With the won tipped to continue rising there's more pain in store for South Korean exporters, analysts say.
The South Korean rose 9 percent against the U.S. dollar over the past 12 months and hit a fresh six-year high at the end of May. A stronger won makes Korean exports less competitive, and it's starting to show.
Exports posted their worst decline in eight months in May, latest trade data showed. Exports fell 0.9 percent on year amid waning Chinese demand, compared with April's 9 percent increase. However, analysts noted that public holidays may have distorted the figure.
"[The stronger won] could leave exporters in a bit of bind," Shane Oliver, head of investment strategy at AMP Capital told CNBC.
"Obviously it has a negative impact if it keeps going up and it also hasn't been helped over the last year because the Japanese yen fell substantially and Korea lost competitiveness against Japan," he added, referring to the yen's 21 percent decline against the greenback in 2013.
South Korea – the world's seventh largest exporter – is home to some of the world's biggest smartphone, ship and industrial equipment makers.
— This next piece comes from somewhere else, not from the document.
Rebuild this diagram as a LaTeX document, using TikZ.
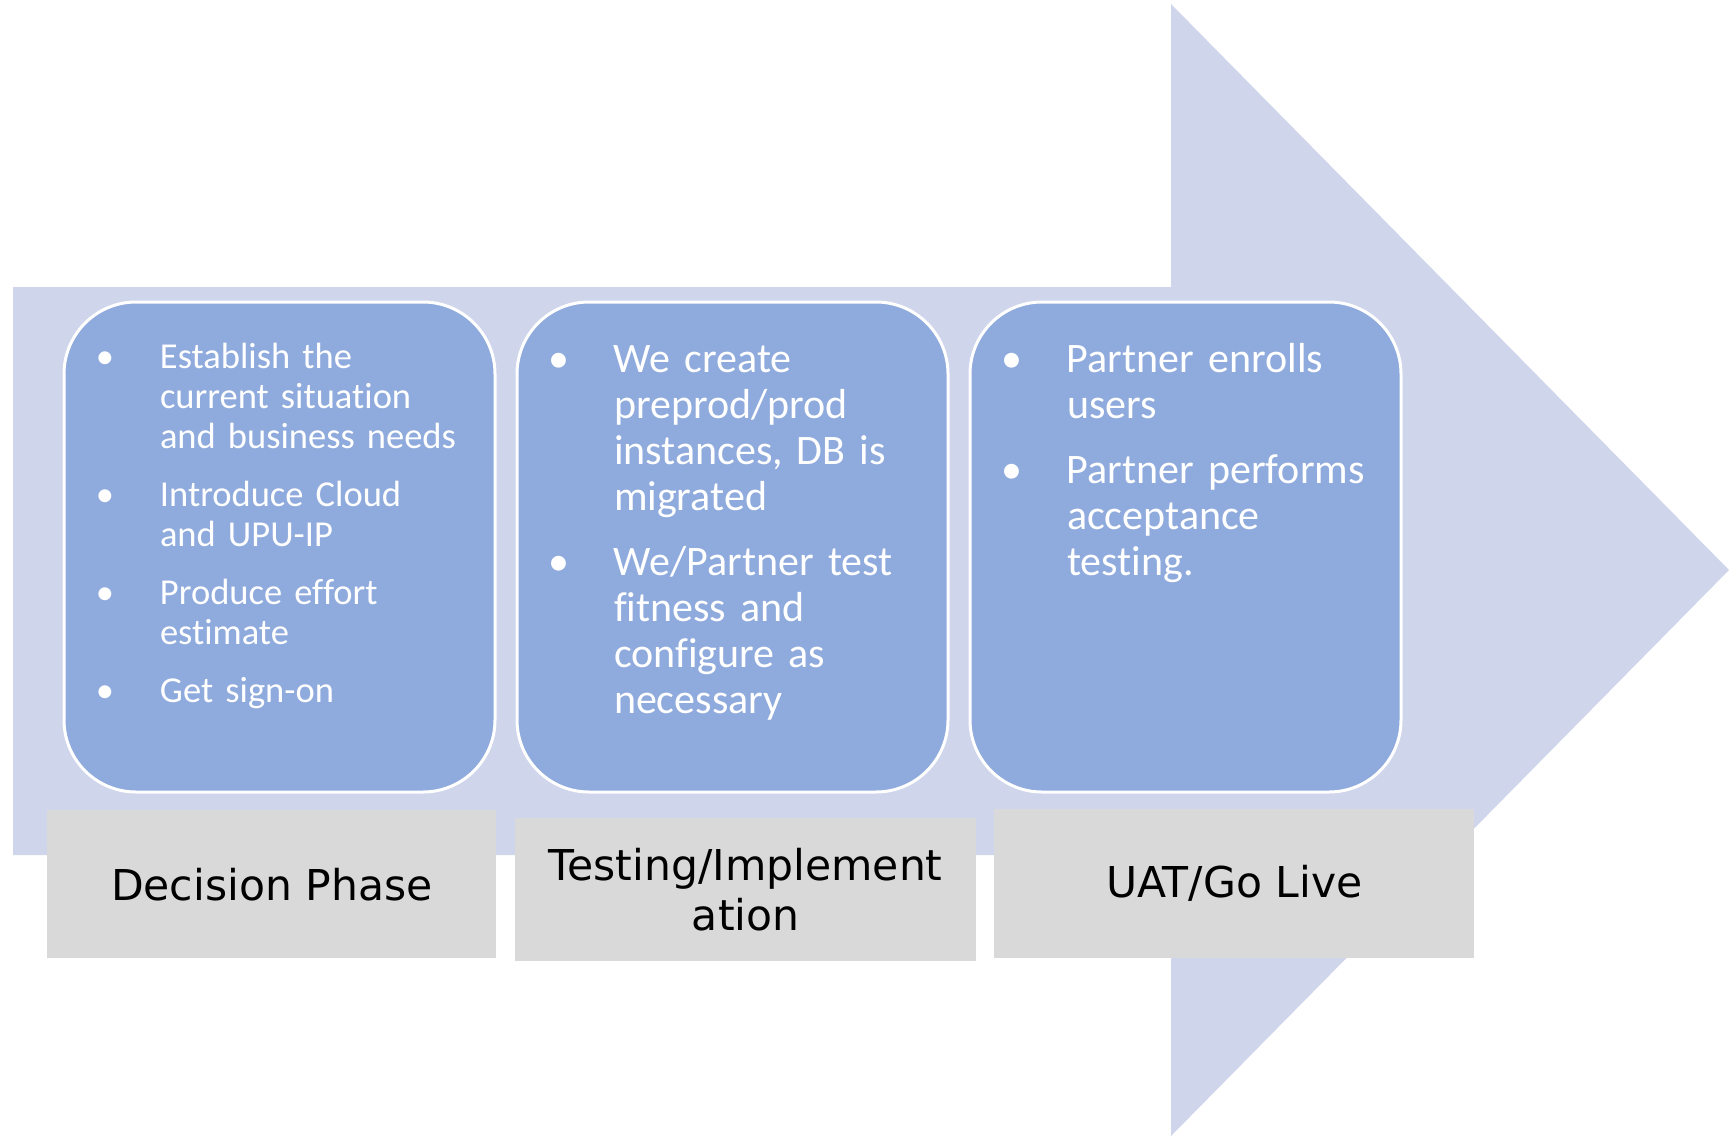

Exports accounted for 57 percent of South Korea's gross domestic product in 2012, World Bank data shows.
Bull run to continue
"We're positive on the won, especially against the yen," said Craig Chan, FX analyst at Nomura. "It can definitely strengthen quite significantly."
"If you look at broad valuations... I think it's still somewhat undervalued – not by much, but we're talking about… 3.5 percent on a trade-weighted basis," he added.
Officials also believe the won is undervalued. In April, the International Monetary Fund said the won was undervalued by as much as 8 percent and warned South Korea to limit foreign exchange intervention.
Meanwhile, Jonathan Cavenagh, senior FX strategist at Westpac Institutional Bank sees the won strengthening to 995 per dollar by the end of next quarter from 1,020 currently and easing back to 1,000 by year-end.
While a stronger won will affect exporters, Cavenagh doubts it will lead the Bank of Korea (BOK) to intervene to weaken its currency.
"Korean exporters tend to be price takers for their goods, so we suspect the bigger impact will be on profit margins. But we haven't seen a discernible impact at this stage and we don't think this will prevent dollar-won from dropping to 1,000 per dollar by year-end," he told CNBC.
The BOK has intervened to control currency volatility in the past, but most analysts agree that it would not attempt to reverse won strength. If anything, the central bank would likely attempt to slow won appreciation.
AMP Capital's Oliver agrees: "[The BOK's] inflation rate has started to bottom out, and is now edging up, which may explain why they're reluctant to ease further."
South Korea's current account is another factor behind the won's rise. The surplus surged to a record high of $9.81 billion in April up from around $2 billion two years earlier.
"The back drop for Korea is quite strong now, particularly in terms of the current account position. So there's no reason not to expect a continued trend move higher for the won," Cavenagh added.